(Challenge): Restate exactly the lines that run from the start of the records below to the line containing "plt.rcParams['mathtext.it'] = 'Liberation", counting both ends, and nothing else; pictures stay out.

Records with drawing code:

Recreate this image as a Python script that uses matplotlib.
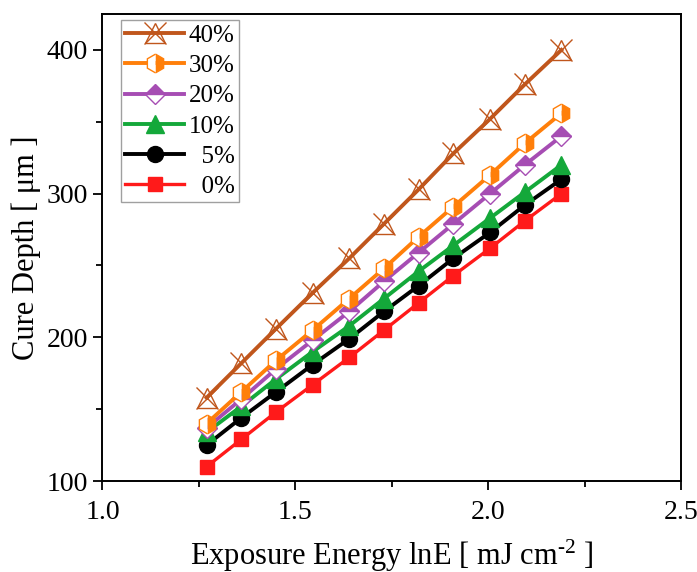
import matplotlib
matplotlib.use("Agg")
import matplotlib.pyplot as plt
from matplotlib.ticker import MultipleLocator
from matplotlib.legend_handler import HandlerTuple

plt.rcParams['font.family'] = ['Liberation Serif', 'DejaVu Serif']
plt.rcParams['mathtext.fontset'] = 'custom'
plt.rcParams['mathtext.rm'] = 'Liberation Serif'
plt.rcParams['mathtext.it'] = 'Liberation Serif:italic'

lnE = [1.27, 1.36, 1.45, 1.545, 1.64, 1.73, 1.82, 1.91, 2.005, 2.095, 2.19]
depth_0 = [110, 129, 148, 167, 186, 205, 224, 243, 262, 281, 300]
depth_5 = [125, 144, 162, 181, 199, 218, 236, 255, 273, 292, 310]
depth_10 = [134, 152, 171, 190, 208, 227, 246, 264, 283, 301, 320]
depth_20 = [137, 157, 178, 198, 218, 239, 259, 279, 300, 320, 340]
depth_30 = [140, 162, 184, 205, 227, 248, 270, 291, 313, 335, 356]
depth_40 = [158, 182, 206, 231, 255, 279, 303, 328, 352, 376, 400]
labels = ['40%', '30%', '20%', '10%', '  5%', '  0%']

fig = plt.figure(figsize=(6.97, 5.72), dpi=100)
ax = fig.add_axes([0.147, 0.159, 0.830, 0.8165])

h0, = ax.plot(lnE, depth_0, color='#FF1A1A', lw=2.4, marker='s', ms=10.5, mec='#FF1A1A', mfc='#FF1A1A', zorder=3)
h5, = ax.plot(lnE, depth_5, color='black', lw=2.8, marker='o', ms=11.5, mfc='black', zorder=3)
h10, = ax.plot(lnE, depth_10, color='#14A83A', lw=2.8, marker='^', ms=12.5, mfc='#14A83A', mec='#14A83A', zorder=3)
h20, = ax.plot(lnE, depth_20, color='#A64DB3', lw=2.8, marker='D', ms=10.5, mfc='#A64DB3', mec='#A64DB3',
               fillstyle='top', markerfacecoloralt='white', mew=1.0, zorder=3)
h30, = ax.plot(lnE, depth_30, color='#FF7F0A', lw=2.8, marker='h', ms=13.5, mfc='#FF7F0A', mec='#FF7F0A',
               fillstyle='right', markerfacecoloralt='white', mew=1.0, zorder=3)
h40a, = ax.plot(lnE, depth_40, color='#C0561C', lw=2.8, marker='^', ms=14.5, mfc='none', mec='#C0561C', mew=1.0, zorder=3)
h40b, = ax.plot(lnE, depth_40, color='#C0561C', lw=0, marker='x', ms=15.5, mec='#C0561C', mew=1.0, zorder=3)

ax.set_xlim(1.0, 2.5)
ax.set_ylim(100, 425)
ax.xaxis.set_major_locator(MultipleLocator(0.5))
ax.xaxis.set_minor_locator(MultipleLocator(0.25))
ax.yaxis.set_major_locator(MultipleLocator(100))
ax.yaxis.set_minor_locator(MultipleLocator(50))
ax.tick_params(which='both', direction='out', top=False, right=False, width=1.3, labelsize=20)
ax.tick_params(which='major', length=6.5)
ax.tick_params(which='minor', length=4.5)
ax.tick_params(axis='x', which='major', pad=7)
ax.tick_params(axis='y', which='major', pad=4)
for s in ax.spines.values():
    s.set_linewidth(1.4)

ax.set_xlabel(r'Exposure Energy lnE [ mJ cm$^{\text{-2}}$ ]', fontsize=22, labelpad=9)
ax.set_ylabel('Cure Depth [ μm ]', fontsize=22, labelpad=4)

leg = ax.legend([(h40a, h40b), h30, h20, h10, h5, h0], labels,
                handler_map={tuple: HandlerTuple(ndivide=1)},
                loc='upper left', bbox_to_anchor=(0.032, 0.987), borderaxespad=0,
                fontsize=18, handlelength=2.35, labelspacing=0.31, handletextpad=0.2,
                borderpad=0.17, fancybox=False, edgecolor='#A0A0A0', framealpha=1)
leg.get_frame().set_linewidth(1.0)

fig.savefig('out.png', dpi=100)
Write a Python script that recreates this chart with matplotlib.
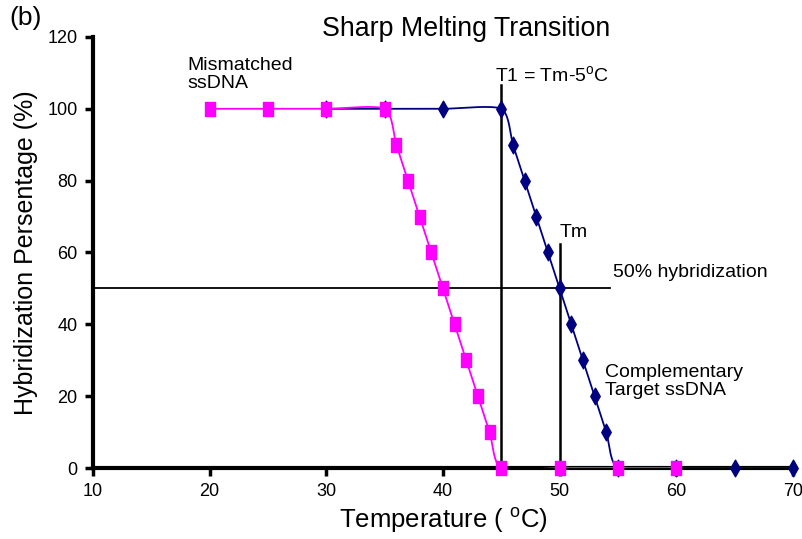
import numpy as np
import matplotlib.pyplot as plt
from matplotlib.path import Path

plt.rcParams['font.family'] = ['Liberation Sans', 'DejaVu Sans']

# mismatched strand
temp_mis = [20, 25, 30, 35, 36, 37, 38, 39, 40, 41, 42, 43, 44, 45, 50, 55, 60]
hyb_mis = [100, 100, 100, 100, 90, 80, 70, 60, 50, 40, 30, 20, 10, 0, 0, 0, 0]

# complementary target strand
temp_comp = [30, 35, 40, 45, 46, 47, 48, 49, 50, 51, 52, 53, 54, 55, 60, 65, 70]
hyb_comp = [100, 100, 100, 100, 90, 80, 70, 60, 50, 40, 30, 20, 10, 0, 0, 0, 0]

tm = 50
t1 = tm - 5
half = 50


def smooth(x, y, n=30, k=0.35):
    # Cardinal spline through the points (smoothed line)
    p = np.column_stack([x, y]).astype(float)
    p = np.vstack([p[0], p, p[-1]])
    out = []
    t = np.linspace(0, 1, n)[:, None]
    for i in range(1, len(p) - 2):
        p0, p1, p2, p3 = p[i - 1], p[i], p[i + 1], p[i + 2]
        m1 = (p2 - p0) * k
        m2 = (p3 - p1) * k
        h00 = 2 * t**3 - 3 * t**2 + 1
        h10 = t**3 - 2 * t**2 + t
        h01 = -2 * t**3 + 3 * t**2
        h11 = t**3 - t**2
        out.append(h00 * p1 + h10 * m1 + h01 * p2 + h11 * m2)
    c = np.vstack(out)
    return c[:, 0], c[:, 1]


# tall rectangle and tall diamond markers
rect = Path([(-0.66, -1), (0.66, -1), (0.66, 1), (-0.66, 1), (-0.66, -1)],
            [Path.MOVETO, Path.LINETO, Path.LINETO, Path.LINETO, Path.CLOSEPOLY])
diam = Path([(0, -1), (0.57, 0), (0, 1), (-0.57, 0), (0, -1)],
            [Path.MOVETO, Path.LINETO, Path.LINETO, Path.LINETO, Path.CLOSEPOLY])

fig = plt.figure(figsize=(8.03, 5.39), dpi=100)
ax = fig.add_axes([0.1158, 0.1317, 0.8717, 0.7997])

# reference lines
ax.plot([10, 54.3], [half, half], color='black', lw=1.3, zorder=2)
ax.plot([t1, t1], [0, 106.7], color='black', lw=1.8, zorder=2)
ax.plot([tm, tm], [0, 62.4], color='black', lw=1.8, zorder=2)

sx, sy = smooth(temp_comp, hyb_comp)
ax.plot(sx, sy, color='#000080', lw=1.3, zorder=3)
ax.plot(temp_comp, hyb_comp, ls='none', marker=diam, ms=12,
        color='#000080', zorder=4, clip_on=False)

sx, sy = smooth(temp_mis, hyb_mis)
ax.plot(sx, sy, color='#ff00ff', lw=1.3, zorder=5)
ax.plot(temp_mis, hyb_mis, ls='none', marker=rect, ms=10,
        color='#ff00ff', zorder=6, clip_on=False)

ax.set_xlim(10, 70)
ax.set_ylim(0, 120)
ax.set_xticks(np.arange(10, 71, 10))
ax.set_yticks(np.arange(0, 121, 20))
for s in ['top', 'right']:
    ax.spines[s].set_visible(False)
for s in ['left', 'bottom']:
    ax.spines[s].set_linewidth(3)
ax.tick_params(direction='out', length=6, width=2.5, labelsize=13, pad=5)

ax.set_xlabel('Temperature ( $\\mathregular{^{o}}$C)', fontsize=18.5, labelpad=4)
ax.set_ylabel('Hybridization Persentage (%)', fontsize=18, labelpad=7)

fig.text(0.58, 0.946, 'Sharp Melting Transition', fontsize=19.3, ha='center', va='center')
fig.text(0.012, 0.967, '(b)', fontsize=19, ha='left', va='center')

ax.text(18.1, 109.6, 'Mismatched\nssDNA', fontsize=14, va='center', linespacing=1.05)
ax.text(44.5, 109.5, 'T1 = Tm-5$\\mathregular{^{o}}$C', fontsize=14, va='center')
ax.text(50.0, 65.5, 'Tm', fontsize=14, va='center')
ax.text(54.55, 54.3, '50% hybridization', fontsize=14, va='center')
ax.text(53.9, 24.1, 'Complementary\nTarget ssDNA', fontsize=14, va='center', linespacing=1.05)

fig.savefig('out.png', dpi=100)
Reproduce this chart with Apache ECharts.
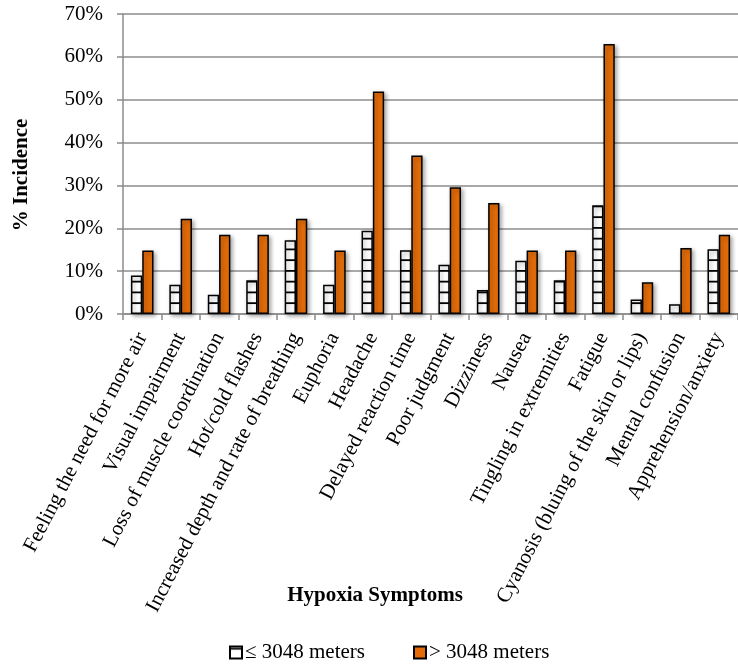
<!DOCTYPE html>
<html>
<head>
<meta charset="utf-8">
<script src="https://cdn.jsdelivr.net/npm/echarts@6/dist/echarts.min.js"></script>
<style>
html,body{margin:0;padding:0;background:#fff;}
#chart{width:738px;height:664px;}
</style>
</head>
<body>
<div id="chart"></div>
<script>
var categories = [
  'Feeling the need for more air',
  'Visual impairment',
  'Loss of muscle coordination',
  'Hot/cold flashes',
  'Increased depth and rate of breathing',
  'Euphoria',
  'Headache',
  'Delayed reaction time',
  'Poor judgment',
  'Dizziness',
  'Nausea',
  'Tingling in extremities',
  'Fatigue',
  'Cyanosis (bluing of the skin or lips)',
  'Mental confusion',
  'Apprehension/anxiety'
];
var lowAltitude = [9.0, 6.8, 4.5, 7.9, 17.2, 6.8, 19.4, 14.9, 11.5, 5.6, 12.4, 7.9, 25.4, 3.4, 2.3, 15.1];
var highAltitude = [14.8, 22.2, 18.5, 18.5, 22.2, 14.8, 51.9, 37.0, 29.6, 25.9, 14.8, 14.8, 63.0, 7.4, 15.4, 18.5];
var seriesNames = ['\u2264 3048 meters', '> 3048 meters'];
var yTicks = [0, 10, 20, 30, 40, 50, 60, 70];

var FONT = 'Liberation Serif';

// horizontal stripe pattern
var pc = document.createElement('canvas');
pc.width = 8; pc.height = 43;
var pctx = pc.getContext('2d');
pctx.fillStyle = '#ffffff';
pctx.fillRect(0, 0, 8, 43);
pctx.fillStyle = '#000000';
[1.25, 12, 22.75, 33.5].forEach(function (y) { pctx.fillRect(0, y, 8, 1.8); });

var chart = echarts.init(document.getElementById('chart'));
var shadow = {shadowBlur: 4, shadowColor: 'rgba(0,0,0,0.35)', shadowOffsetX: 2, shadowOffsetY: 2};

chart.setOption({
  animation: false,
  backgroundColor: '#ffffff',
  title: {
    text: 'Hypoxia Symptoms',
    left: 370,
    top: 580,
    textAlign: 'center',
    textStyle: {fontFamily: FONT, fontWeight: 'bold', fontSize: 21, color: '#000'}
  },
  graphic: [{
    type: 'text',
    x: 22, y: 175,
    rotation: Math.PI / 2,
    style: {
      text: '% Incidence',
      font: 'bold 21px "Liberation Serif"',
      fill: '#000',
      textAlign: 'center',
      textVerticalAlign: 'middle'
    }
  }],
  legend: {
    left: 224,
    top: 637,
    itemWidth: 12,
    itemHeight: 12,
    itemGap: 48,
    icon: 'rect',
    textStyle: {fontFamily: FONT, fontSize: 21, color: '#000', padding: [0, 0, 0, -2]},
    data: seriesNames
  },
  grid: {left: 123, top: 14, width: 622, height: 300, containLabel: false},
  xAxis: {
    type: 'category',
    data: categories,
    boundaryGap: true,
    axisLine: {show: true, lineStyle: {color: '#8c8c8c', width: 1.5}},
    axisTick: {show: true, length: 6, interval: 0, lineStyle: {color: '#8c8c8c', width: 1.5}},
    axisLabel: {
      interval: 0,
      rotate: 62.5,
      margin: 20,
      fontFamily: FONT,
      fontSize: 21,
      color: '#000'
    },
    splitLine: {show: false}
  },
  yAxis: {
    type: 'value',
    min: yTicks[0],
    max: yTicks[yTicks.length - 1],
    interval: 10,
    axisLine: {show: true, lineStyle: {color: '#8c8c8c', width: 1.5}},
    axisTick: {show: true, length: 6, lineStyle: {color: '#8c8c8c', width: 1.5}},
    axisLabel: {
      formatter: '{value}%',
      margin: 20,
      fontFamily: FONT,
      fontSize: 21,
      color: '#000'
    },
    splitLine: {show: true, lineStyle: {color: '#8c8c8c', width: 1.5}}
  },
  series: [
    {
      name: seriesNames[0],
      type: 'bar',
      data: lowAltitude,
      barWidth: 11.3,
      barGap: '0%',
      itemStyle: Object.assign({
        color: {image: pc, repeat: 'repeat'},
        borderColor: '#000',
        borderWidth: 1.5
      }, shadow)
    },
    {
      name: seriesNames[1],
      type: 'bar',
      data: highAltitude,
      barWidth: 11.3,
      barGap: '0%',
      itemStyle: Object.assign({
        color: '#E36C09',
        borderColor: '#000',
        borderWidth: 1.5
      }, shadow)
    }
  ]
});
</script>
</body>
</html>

(Full solution):
Recreate this image as a Python script that uses matplotlib.
import matplotlib
matplotlib.use("Agg")
import matplotlib.pyplot as plt
from matplotlib.ticker import MultipleLocator
from matplotlib.legend_handler import HandlerTuple

plt.rcParams['font.family'] = ['Liberation Serif', 'DejaVu Serif']
plt.rcParams['mathtext.fontset'] = 'custom'
plt.rcParams['mathtext.rm'] = 'Liberation Serif'
plt.rcParams['mathtext.it'] = 'Liberation Serif:italic'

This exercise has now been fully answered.